Extracted entries
☆ ☆ ☆ ☆
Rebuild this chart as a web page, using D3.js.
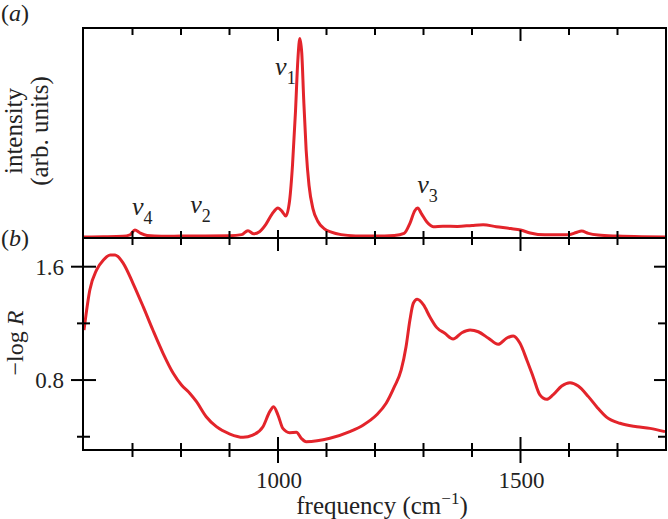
<!DOCTYPE html>
<html><head><meta charset="utf-8">
<script src="https://cdn.jsdelivr.net/npm/d3@7"></script>
<style>
body{margin:0;background:#fff;}
text{font-family:"Liberation Serif","Times New Roman",serif;fill:#222;}
</style></head>
<body><svg id="c" width="668" height="519"></svg>
<script>
// ---- data ----
const ramanFreq = [600,640,680,695,705,715,730,760,800,850,900,925,938,950,962,975,988,1000,1008,1016,1024,1030,1036,1041,1045,1049,1053,1058,1064,1072,1082,1095,1110,1130,1160,1200,1240,1260,1272,1282,1288,1296,1307,1320,1340,1370,1400,1423,1450,1480,1500,1520,1550,1600,1615,1626,1640,1660,1700,1750,1800];
const ramanIntensity = [0.5,0.6,0.8,1.5,3.8,2.5,1.2,0.8,0.9,1.0,1.1,1.6,3.5,2.0,3.0,6.5,11.5,14.3,12.8,10.5,18,35,60,85,95,88,66,42,25,14,8,4.5,2.8,1.6,1.0,0.9,1.2,2.2,7,13,14.3,11.5,7.6,5.4,5.6,5.5,6.0,6.3,5.4,4.5,3.8,2.4,1.5,1.6,2.6,3.3,2.2,1.4,0.9,0.6,0.5];

const reflFreq = [600,612,626,640,654,664,681,701,722,742,763,784,801,818,832,852,873,901,928,948,969,983,991,1000,1010,1024,1038,1048,1058,1107,1148,1176,1203,1223,1240,1254,1264,1272,1279,1287,1300,1313,1327,1344,1361,1379,1396,1413,1434,1454,1471,1485,1499,1513,1526,1540,1554,1567,1585,1602,1619,1640,1657,1678,1705,1740,1767,1798];
const reflLogR = [1.153,1.436,1.577,1.647,1.683,1.683,1.624,1.483,1.318,1.153,0.989,0.848,0.765,0.707,0.647,0.541,0.471,0.419,0.396,0.412,0.471,0.577,0.612,0.553,0.459,0.429,0.431,0.389,0.365,0.389,0.436,0.483,0.553,0.636,0.753,0.871,1.035,1.224,1.342,1.370,1.330,1.247,1.172,1.130,1.090,1.134,1.153,1.141,1.095,1.052,1.095,1.111,1.059,0.942,0.824,0.695,0.664,0.695,0.758,0.781,0.758,0.683,0.612,0.537,0.495,0.471,0.459,0.436];

const xTicksMinor = [700,800,900,1100,1200,1300,1400,1600,1700];
const xTicksMajor = [1000,1500];
const yTicksMajor = [0.8,1.6];
const yTicksMinor = [0.4,1.2];
const bandLabels = [
  {sub:"1", f:994, v:77.6},
  {sub:"3", f:1287, v:21.4},
  {sub:"4", f:699, v:11},
  {sub:"2", f:819, v:11.9}
];

// ---- layout ----
const svg = d3.select("#c");
const L=83, R=666, T1=28, M=238, B=450;
const red = "#e3242b";

const x = d3.scaleLinear().domain([600,1800]).range([L+1,R]);
const yTop = d3.scaleLinear().domain([0,100]).range([M,T1]);
const yBot = d3.scaleLinear().domain([0.3064,1.8025]).range([B,M]);

const lineTop = d3.line().x((d,i)=>x(ramanFreq[i])).y(d=>yTop(d)).curve(d3.curveMonotoneX);
const lineBot = d3.line().x((d,i)=>x(reflFreq[i])).y(d=>yBot(d)).curve(d3.curveMonotoneX);

svg.append("clipPath").attr("id","ct").append("rect").attr("x",L).attr("y",T1).attr("width",R-L).attr("height",M-T1);
svg.append("clipPath").attr("id","cb").append("rect").attr("x",L).attr("y",M).attr("width",R-L).attr("height",B-M);

svg.append("path").attr("d",lineTop(ramanIntensity)).attr("fill","none").attr("stroke",red).attr("stroke-width",3).attr("stroke-linejoin","round").attr("clip-path","url(#ct)");
svg.append("path").attr("d",lineBot(reflLogR)).attr("fill","none").attr("stroke",red).attr("stroke-width",3).attr("stroke-linejoin","round").attr("clip-path","url(#cb)");

// frames
const ax = svg.append("g").attr("stroke","#000").attr("stroke-width",2).attr("fill","none");
ax.append("path").attr("d",`M${L},${T1}H${R}V${B}H${L}Z`);
ax.append("line").attr("x1",L).attr("x2",R).attr("y1",M).attr("y2",M);

function tick(x1,y1,x2,y2){ax.append("line").attr("x1",x1).attr("y1",y1).attr("x2",x2).attr("y2",y2);}
xTicksMinor.forEach(f=>{const px=x(f);
  tick(px,T1,px,T1+7); tick(px,M-7,px,M+7); tick(px,B-7,px,B+7);});
xTicksMajor.forEach(f=>{const px=x(f);
  tick(px,T1,px,T1+13); tick(px,M-8,px,M+13); tick(px,B-13,px,B+13);});
yTicksMajor.forEach(v=>{const py=yBot(v); tick(L-12,py,L+13,py); tick(R-12,py,R,py);});
yTicksMinor.forEach(v=>{const py=yBot(v); tick(L-6,py,L+7,py); tick(R-8,py,R,py);});

// tick labels
const tfs = 23, afs = 25;
xTicksMajor.forEach(f=>svg.append("text").attr("x",x(f)+1).attr("y",488).attr("text-anchor","middle").attr("font-size",tfs).text(f));
yTicksMajor.forEach(v=>svg.append("text").attr("x",64).attr("y",yBot(v)+8).attr("text-anchor","end").attr("font-size",tfs).text(v.toFixed(1)));

// axis titles
const xt = svg.append("text").attr("x",382).attr("y",514).attr("text-anchor","middle").attr("font-size",afs);
xt.append("tspan").text("frequency (cm");
xt.append("tspan").attr("font-size",17).attr("dy",-10).text("−1");
xt.append("tspan").attr("dy",10).text(")");

const yt = svg.append("text").attr("transform","translate(23,343) rotate(-90)").attr("text-anchor","middle").attr("font-size",24);
yt.append("tspan").text("−log ");
yt.append("tspan").attr("font-style","italic").text("R");

svg.append("text").attr("transform","translate(22,131) rotate(-90)").attr("text-anchor","middle").attr("font-size",afs).text("intensity");
svg.append("text").attr("transform","translate(48,131) rotate(-90)").attr("text-anchor","middle").attr("font-size",afs).text("(arb. units)");

// panel letters
function panel(lbl,px,py){const t=svg.append("text").attr("x",px).attr("y",py).attr("font-size",24);
  t.append("tspan").text("(");t.append("tspan").attr("font-style","italic").text(lbl);t.append("tspan").text(")");}
panel("a",1,21);
panel("b",1,246);

// band labels
bandLabels.forEach(b=>{
  const t=svg.append("text").attr("x",x(b.f)).attr("y",yTop(b.v)).attr("font-size",26);
  t.append("tspan").attr("font-style","italic").text("v");
  t.append("tspan").attr("font-size",18).attr("dy",9).text(b.sub);
});
</script></body></html>
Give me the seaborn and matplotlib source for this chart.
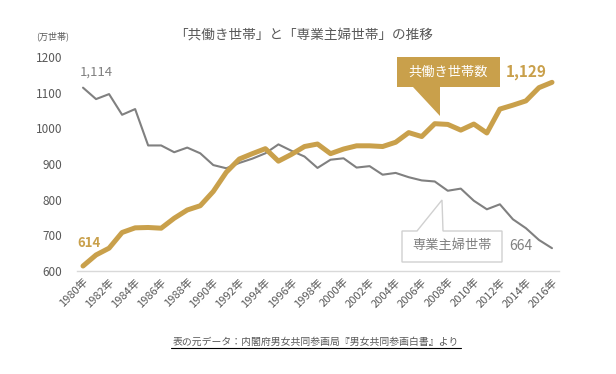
☆ ☆ ☆ ☆
What the task asks
Leave the pictures out and output the rest of the listing exactly.

Output
Rebuild this chart as a web page, using D3.js.
<!DOCTYPE html>
<html><head><meta charset="utf-8">
<script src="https://cdn.jsdelivr.net/npm/d3@7"></script>
<style>
body{margin:0;background:#fff;}
text{font-family:"Liberation Serif","Times New Roman",serif;fill:#222;}
</style></head>
<body><svg id="c" width="668" height="519"></svg>
<script>
// ---- data ----
const ramanFreq = [600,640,680,695,705,715,730,760,800,850,900,925,938,950,962,975,988,1000,1008,1016,1024,1030,1036,1041,1045,1049,1053,1058,1064,1072,1082,1095,1110,1130,1160,1200,1240,1260,1272,1282,1288,1296,1307,1320,1340,1370,1400,1423,1450,1480,1500,1520,1550,1600,1615,1626,1640,1660,1700,1750,1800];
const ramanIntensity = [0.5,0.6,0.8,1.5,3.8,2.5,1.2,0.8,0.9,1.0,1.1,1.6,3.5,2.0,3.0,6.5,11.5,14.3,12.8,10.5,18,35,60,85,95,88,66,42,25,14,8,4.5,2.8,1.6,1.0,0.9,1.2,2.2,7,13,14.3,11.5,7.6,5.4,5.6,5.5,6.0,6.3,5.4,4.5,3.8,2.4,1.5,1.6,2.6,3.3,2.2,1.4,0.9,0.6,0.5];

const reflFreq = [600,612,626,640,654,664,681,701,722,742,763,784,801,818,832,852,873,901,928,948,969,983,991,1000,1010,1024,1038,1048,1058,1107,1148,1176,1203,1223,1240,1254,1264,1272,1279,1287,1300,1313,1327,1344,1361,1379,1396,1413,1434,1454,1471,1485,1499,1513,1526,1540,1554,1567,1585,1602,1619,1640,1657,1678,1705,1740,1767,1798];
const reflLogR = [1.153,1.436,1.577,1.647,1.683,1.683,1.624,1.483,1.318,1.153,0.989,0.848,0.765,0.707,0.647,0.541,0.471,0.419,0.396,0.412,0.471,0.577,0.612,0.553,0.459,0.429,0.431,0.389,0.365,0.389,0.436,0.483,0.553,0.636,0.753,0.871,1.035,1.224,1.342,1.370,1.330,1.247,1.172,1.130,1.090,1.134,1.153,1.141,1.095,1.052,1.095,1.111,1.059,0.942,0.824,0.695,0.664,0.695,0.758,0.781,0.758,0.683,0.612,0.537,0.495,0.471,0.459,0.436];

const xTicksMinor = [700,800,900,1100,1200,1300,1400,1600,1700];
const xTicksMajor = [1000,1500];
const yTicksMajor = [0.8,1.6];
const yTicksMinor = [0.4,1.2];
const bandLabels = [
  {sub:"1", f:994, v:77.6},
  {sub:"3", f:1287, v:21.4},
  {sub:"4", f:699, v:11},
  {sub:"2", f:819, v:11.9}
];

// ---- layout ----
const svg = d3.select("#c");
const L=83, R=666, T1=28, M=238, B=450;
const red = "#e3242b";

const x = d3.scaleLinear().domain([600,1800]).range([L+1,R]);
const yTop = d3.scaleLinear().domain([0,100]).range([M,T1]);
const yBot = d3.scaleLinear().domain([0.3064,1.8025]).range([B,M]);

const lineTop = d3.line().x((d,i)=>x(ramanFreq[i])).y(d=>yTop(d)).curve(d3.curveMonotoneX);
const lineBot = d3.line().x((d,i)=>x(reflFreq[i])).y(d=>yBot(d)).curve(d3.curveMonotoneX);

svg.append("clipPath").attr("id","ct").append("rect").attr("x",L).attr("y",T1).attr("width",R-L).attr("height",M-T1);
svg.append("clipPath").attr("id","cb").append("rect").attr("x",L).attr("y",M).attr("width",R-L).attr("height",B-M);

svg.append("path").attr("d",lineTop(ramanIntensity)).attr("fill","none").attr("stroke",red).attr("stroke-width",3).attr("stroke-linejoin","round").attr("clip-path","url(#ct)");
svg.append("path").attr("d",lineBot(reflLogR)).attr("fill","none").attr("stroke",red).attr("stroke-width",3).attr("stroke-linejoin","round").attr("clip-path","url(#cb)");

// frames
const ax = svg.append("g").attr("stroke","#000").attr("stroke-width",2).attr("fill","none");
ax.append("path").attr("d",`M${L},${T1}H${R}V${B}H${L}Z`);
ax.append("line").attr("x1",L).attr("x2",R).attr("y1",M).attr("y2",M);

function tick(x1,y1,x2,y2){ax.append("line").attr("x1",x1).attr("y1",y1).attr("x2",x2).attr("y2",y2);}
xTicksMinor.forEach(f=>{const px=x(f);
  tick(px,T1,px,T1+7); tick(px,M-7,px,M+7); tick(px,B-7,px,B+7);});
xTicksMajor.forEach(f=>{const px=x(f);
  tick(px,T1,px,T1+13); tick(px,M-8,px,M+13); tick(px,B-13,px,B+13);});
yTicksMajor.forEach(v=>{const py=yBot(v); tick(L-12,py,L+13,py); tick(R-12,py,R,py);});
yTicksMinor.forEach(v=>{const py=yBot(v); tick(L-6,py,L+7,py); tick(R-8,py,R,py);});

// tick labels
const tfs = 23, afs = 25;
xTicksMajor.forEach(f=>svg.append("text").attr("x",x(f)+1).attr("y",488).attr("text-anchor","middle").attr("font-size",tfs).text(f));
yTicksMajor.forEach(v=>svg.append("text").attr("x",64).attr("y",yBot(v)+8).attr("text-anchor","end").attr("font-size",tfs).text(v.toFixed(1)));

// axis titles
const xt = svg.append("text").attr("x",382).attr("y",514).attr("text-anchor","middle").attr("font-size",afs);
xt.append("tspan").text("frequency (cm");
xt.append("tspan").attr("font-size",17).attr("dy",-10).text("−1");
xt.append("tspan").attr("dy",10).text(")");

const yt = svg.append("text").attr("transform","translate(23,343) rotate(-90)").attr("text-anchor","middle").attr("font-size",24);
yt.append("tspan").text("−log ");
yt.append("tspan").attr("font-style","italic").text("R");

svg.append("text").attr("transform","translate(22,131) rotate(-90)").attr("text-anchor","middle").attr("font-size",afs).text("intensity");
svg.append("text").attr("transform","translate(48,131) rotate(-90)").attr("text-anchor","middle").attr("font-size",afs).text("(arb. units)");

// panel letters
function panel(lbl,px,py){const t=svg.append("text").attr("x",px).attr("y",py).attr("font-size",24);
  t.append("tspan").text("(");t.append("tspan").attr("font-style","italic").text(lbl);t.append("tspan").text(")");}
panel("a",1,21);
panel("b",1,246);

// band labels
bandLabels.forEach(b=>{
  const t=svg.append("text").attr("x",x(b.f)).attr("y",yTop(b.v)).attr("font-size",26);
  t.append("tspan").attr("font-style","italic").text("v");
  t.append("tspan").attr("font-size",18).attr("dy",9).text(b.sub);
});
</script></body></html>
Give me the seaborn and matplotlib source for this chart.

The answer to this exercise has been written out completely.